Hollings Goes Out With Style

Fritz Hollings announced yesterday that he won’t run for reelection in 2004, which means the Republicans will probably pick up his seat.
What was interesting to me was the rambling, bitter speech Hollings gave in announcing his retirement. Here are some excerpts, as reported on his own website:
“I’m truly worried about the country’s direction….I can tell you this categorically, we’ve got the weakest president and weakest government in the history of my 50 years of public service. I say weak president in that the poor boy campaigns all the time and pays no attention to what’s going on in the Congress. Karl Rove tells him to do this or do that or whatever it is, but he’s out campaigning.
“And at the national level, we’ve got Enron accounting galore. The President…admits to a $700 billion deficit, so you can see why the market goes down. Everyone sees who invests that there’s no reason to invest because the interest rates are going up and you can’t carry your investments. [Huh?]
“Otherwise, riding up here, I saw this state could care less.
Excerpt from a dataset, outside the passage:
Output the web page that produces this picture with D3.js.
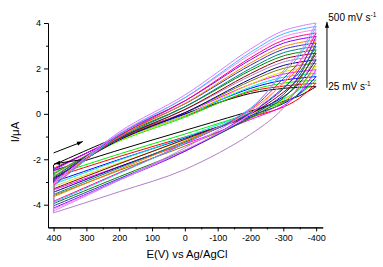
<!DOCTYPE html>
<html><head><meta charset="utf-8">
<script src="https://cdn.jsdelivr.net/npm/d3@7"></script>
<style>
body{margin:0;background:#fff}
svg{display:block}
text{font-family:"Liberation Sans",Arial,sans-serif;fill:#000}
</style>
</head><body>
<svg id="chart" width="383" height="267"></svg>
<script>
// ---- data ----
const scanRates = [25,50,75,100,125,150,175,200,225,250,275,300,325,350,375,400,425,450,475,500];
const upperE = [400,200,0,-200,-300,-400];          // forward sweep potentials (mV)
const lowerE = [-400,-350,-300,-200,0,200,400];     // reverse sweep potentials (mV)
const upperI = [
 [-2.25,-1.00, 0.00,0.90,1.12,1.20],
 [-2.40,-1.10,-0.10,0.98,1.22,1.35],
 [-2.60,-1.20,-0.15,1.03,1.35,1.49],
 [-2.45,-1.06,-0.02,1.12,1.48,1.64],
 [-2.65,-1.16,-0.08,1.18,1.61,1.79],
 [-2.50,-1.02, 0.05,1.30,1.75,1.94],
 [-2.75,-1.18,-0.07,1.30,1.85,2.08],
 [-2.65,-1.07, 0.05,1.44,2.00,2.23],
 [-2.85,-1.15, 0.05,1.53,2.13,2.38],
 [-2.75,-1.04, 0.18,1.67,2.28,2.53],
 [-2.90,-1.09, 0.19,1.77,2.41,2.67],
 [-2.80,-0.98, 0.31,1.91,2.55,2.82],
 [-3.00,-1.06, 0.31,2.00,2.69,2.97],
 [-2.90,-0.95, 0.44,2.14,2.84,3.12],
 [-3.05,-1.00, 0.45,2.24,2.96,3.26],
 [-2.95,-0.89, 0.57,2.38,3.11,3.41],
 [-3.15,-0.97, 0.57,2.47,3.24,3.56],
 [-3.05,-0.86, 0.70,2.61,3.39,3.71],
 [-3.20,-0.91, 0.71,2.71,3.52,3.85],
 [-3.10,-0.80, 0.83,2.85,3.66,4.00]
];
const lowerI = [
 [1.20,0.80, 0.55, 0.12,-0.73,-1.59,-2.50],
 [1.35,0.70, 0.30,-0.15,-1.02,-1.88,-2.80],
 [1.49,0.88, 0.50, 0.03,-0.89,-1.77,-2.70],
 [1.64,0.90, 0.45,-0.08,-1.07,-2.01,-3.00],
 [1.79,1.08, 0.65, 0.06,-1.03,-2.04,-3.10],
 [1.94,0.95, 0.35,-0.25,-1.33,-2.32,-3.35],
 [2.08,1.16, 0.60,-0.03,-1.15,-2.16,-3.20],
 [2.23,1.16, 0.50,-0.19,-1.42,-2.49,-3.60],
 [2.38,1.37, 0.75, 0.02,-1.25,-2.33,-3.45],
 [2.53,1.30, 0.25,-0.90,-2.45,-3.43,-4.36],
 [2.67,1.60, 0.95, 0.00,-1.12,-2.20,-3.30],
 [2.82,1.51, 0.70,-0.17,-1.60,-2.77,-3.95],
 [2.97,1.84, 1.15, 0.05,-1.21,-2.38,-3.55],
 [3.12,1.71, 0.85,-0.11,-1.64,-2.85,-4.05],
 [3.26,2.08, 1.35, 0.15,-1.23,-2.45,-3.65],
 [3.41,1.98, 1.10, 0.03,-1.65,-2.91,-4.15],
 [3.56,2.31, 1.55, 0.20,-1.31,-2.59,-3.85],
 [3.71,2.28, 1.40, 0.00,-1.60,-2.92,-4.20],
 [3.85,2.58, 1.80, 0.25,-1.30,-2.62,-3.90],
 [4.00,2.70, 1.90, 0.20,-1.50,-2.92,-4.28]
];
const colors = ["#000000","#ff0000","#00ee00","#0000ff","#00e8e8","#ff00ff","#e0e000","#808000",
  "#000080","#b080c8","#800000","#008000","#008080","#3030c0","#ff8000","#8000ff",
  "#ff0080","#ff80ff","#40b8ff","#d080ff"];
const xTicks = [400,300,200,100,0,-100,-200,-300,-400];
const xMinor = [350,250,150,50,-50,-150,-250,-350];
const yTicks = [4,2,0,-2,-4];
const yMinor = [3,1,-1,-3];
const rateLabels = ["500 mV s","25 mV s"];

// ---- layout ----
const svg = d3.select("#chart");
const x = d3.scaleLinear().domain([417,-420]).range([48,322.7]);
const y = d3.scaleLinear().domain([-5,4]).range([227.4,23]);

// curves
const line = d3.line().x(d=>x(d[0])).y(d=>y(d[1])).curve(d3.curveCatmullRom.alpha(0.5));
const gC = svg.append("g");
scanRates.forEach((r,k)=>{
  const up = upperE.map((e,i)=>[e,upperI[k][i]]);
  const lo = lowerE.map((e,i)=>[e,lowerI[k][i]]);
  const d = line(up) + line(lo).replace(/^M/,"L") + "Z";
  gC.append("path").attr("d",d).attr("fill","none")
    .attr("stroke",colors[k]).attr("stroke-width",1);
});

// axes
const fmt = d=>String(d);
function styleAxis(g){
  g.selectAll("path,line").attr("stroke","#000").attr("stroke-width",1);
  g.selectAll("text").style("font-family","'Liberation Sans',Arial,sans-serif").style("font-size","9px").attr("fill","#000");
}
const gx = svg.append("g").attr("transform",`translate(0,${y(-5)})`)
  .call(d3.axisBottom(x).tickValues(xTicks).tickFormat(fmt).tickSize(4).tickSizeOuter(0).tickPadding(3));
styleAxis(gx);
const gxm = svg.append("g").attr("transform",`translate(0,${y(-5)})`)
  .call(d3.axisBottom(x).tickValues(xMinor).tickFormat("").tickSize(2).tickSizeOuter(0));
styleAxis(gxm);
const gy = svg.append("g").attr("transform",`translate(${x(417)},0)`)
  .call(d3.axisLeft(y).tickValues(yTicks).tickFormat(fmt).tickSize(4).tickSizeOuter(0).tickPadding(3));
styleAxis(gy);
const gym = svg.append("g").attr("transform",`translate(${x(417)},0)`)
  .call(d3.axisLeft(y).tickValues(yMinor).tickFormat("").tickSize(2).tickSizeOuter(0));
styleAxis(gym);

// axis titles
svg.append("text").attr("x",187).attr("y",258).attr("text-anchor","middle")
  .style("font-size","11.3px").text("E(V) vs Ag/AgCl");
svg.append("text").attr("transform","translate(18.5,132) rotate(-90)").attr("text-anchor","middle")
  .style("font-size","11.3px").text("I/μA");

// arrow marker
const defs = svg.append("defs");
defs.append("marker").attr("id","ah").attr("viewBox","0 0 10 10").attr("refX",10).attr("refY",5)
  .attr("markerWidth",6).attr("markerHeight",6).attr("markerUnits","userSpaceOnUse").attr("orient","auto")
  .append("path").attr("d","M0,1.5L10,5L0,8.5Z").attr("fill","#000");

// scan-rate arrow and labels
const scanArrow = [[-433,1.15],[-433,4.05]];
svg.append("line").attr("x1",x(scanArrow[0][0])).attr("y1",y(scanArrow[0][1]))
  .attr("x2",x(scanArrow[1][0])).attr("y2",y(scanArrow[1][1]))
  .attr("stroke","#000").attr("stroke-width",1).attr("marker-end","url(#ah)");
const lab = [[ -437, 4.1, rateLabels[0]], [-437, 1.05, rateLabels[1]]];
lab.forEach(l=>{
  const t = svg.append("text").attr("x",x(l[0])).attr("y",y(l[1])).style("font-size","10px");
  t.append("tspan").text(l[2]);
  t.append("tspan").attr("dy",-4).style("font-size","6.5px").text("-1");
});

// sweep-direction arrows
const sweepArrows = [ [[400,-1.72],[311,-1.22]], [[315,-2.02],[398,-2.2]] ];
sweepArrows.forEach(a=>{
  svg.append("line").attr("x1",x(a[0][0])).attr("y1",y(a[0][1]))
    .attr("x2",x(a[1][0])).attr("y2",y(a[1][1]))
    .attr("stroke","#000").attr("stroke-width",1).attr("marker-end","url(#ah)");
});
</script>
</body></html>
I just saw Carolina license plates, Tiger paw license plates, they just can’t wait for the kick-offs here at the end of the month. They just don’t worry about the 60,100 textile jobs alone we have lost since NAFTA….And in the country this is endemic. In the country itself, we don’t make anything any more.
“I had to make a talk on trade last week, and I looked it up and found out that at the end of World War II we had 40 percent of our workforce in manufacturing. And now we’re down to 10 percent. We’ve got 10 percent of the country working and producing, and we’ve got the other 90 percent talking and eating. That’s all they’re doing. [The U.S. is, by far, the world’s largest exporter.]
“[My staff] wanted to have a more formal occasion, and have all kinds of crowds around me, to see if a thousand people would be there. But you see there’s a thousand on the other side, y’all are so happy that I’m getting out.”
Here is a man who has been in public life since 1948, and who has served seven terms in the United States Senate. Yet he cannot find a single positive thing to say on the occasion of his own retirement. Instead he spews the same negative, hateful bitterness that we are seeing from Democrats all over the country–directed not only at President Bush, but at the very South Carolina voters who elected him to office. Very strange and, I think, very revealing.